Sanjeev Pal, research manager, IDC, confirmed that there is a need for such an approach in PTC’s press release, saying, "Historically companies have made significant investments in CAD applications that bind them into inflexible business processes and design practices dictated by the specific visual authoring or simulation application that they pick. PTC’s game-changing vision to release a highly flexible CAD application in a new code base, while sticking to existing file formats under the Creo portfolio, is expected to rejuvenate the mature CAD market and open up a path for non-PTC CAD users to move easily on a flexible visual design platform."

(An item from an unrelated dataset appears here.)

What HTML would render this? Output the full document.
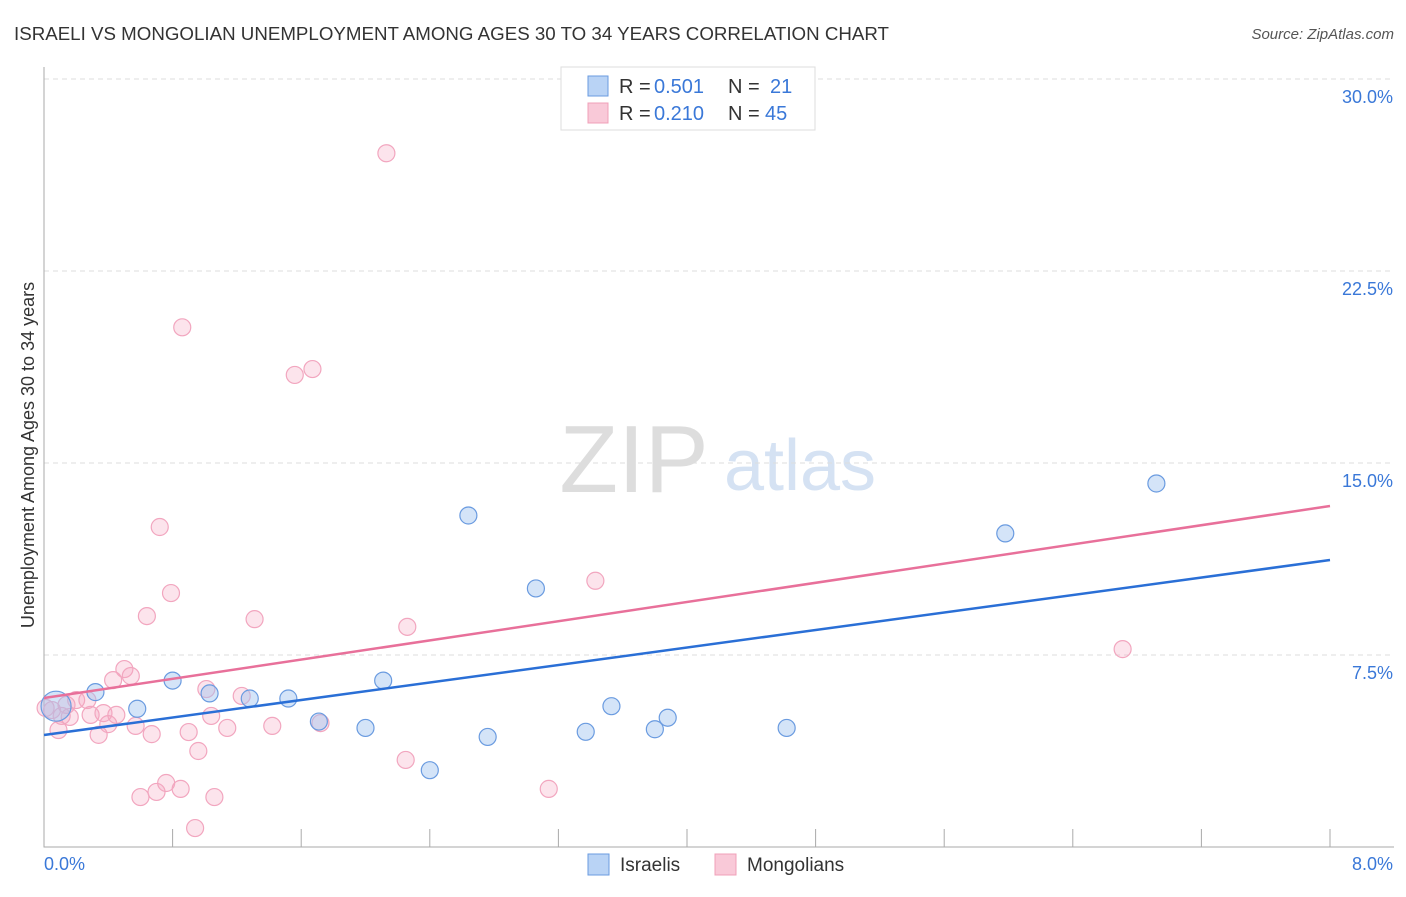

PTC said that AnyRole Apps gives customers the "right tool, for the right user at the right time", while AnyMode Modeling will, "provide the industry’s only true multi-paradigm design platform, enabling users to design in 2D, 3D direct, or 3D parametric".
AnyData Adoption will enable users to incorporate data from any CAD system, PTC claimed, while AnyBOM [Bill of Materials] Assembly will give teams the power to create, validate and reuse information for highly configurable products.
As a result of the integration between the various products that is now possible, PTC said it will also be rebranding a number of its existing brands: Pro/ENGINEER becomes Creo Elements/Pro; CoCreate becomes Creo Elements/Direct and ProductView becomes Creo Elements/View.
PTC had a solid fiscal fourth quarter announced on October 26: total sales were up 9% year-on-year, with product lifecycle management (PLM) license revenue up 27% and CAD license revenue up 25%.
PTC said the Creo products will be available in "mid-year 2011", and said that all data created in its existing products will be upwards compatible with the new Creo family of products.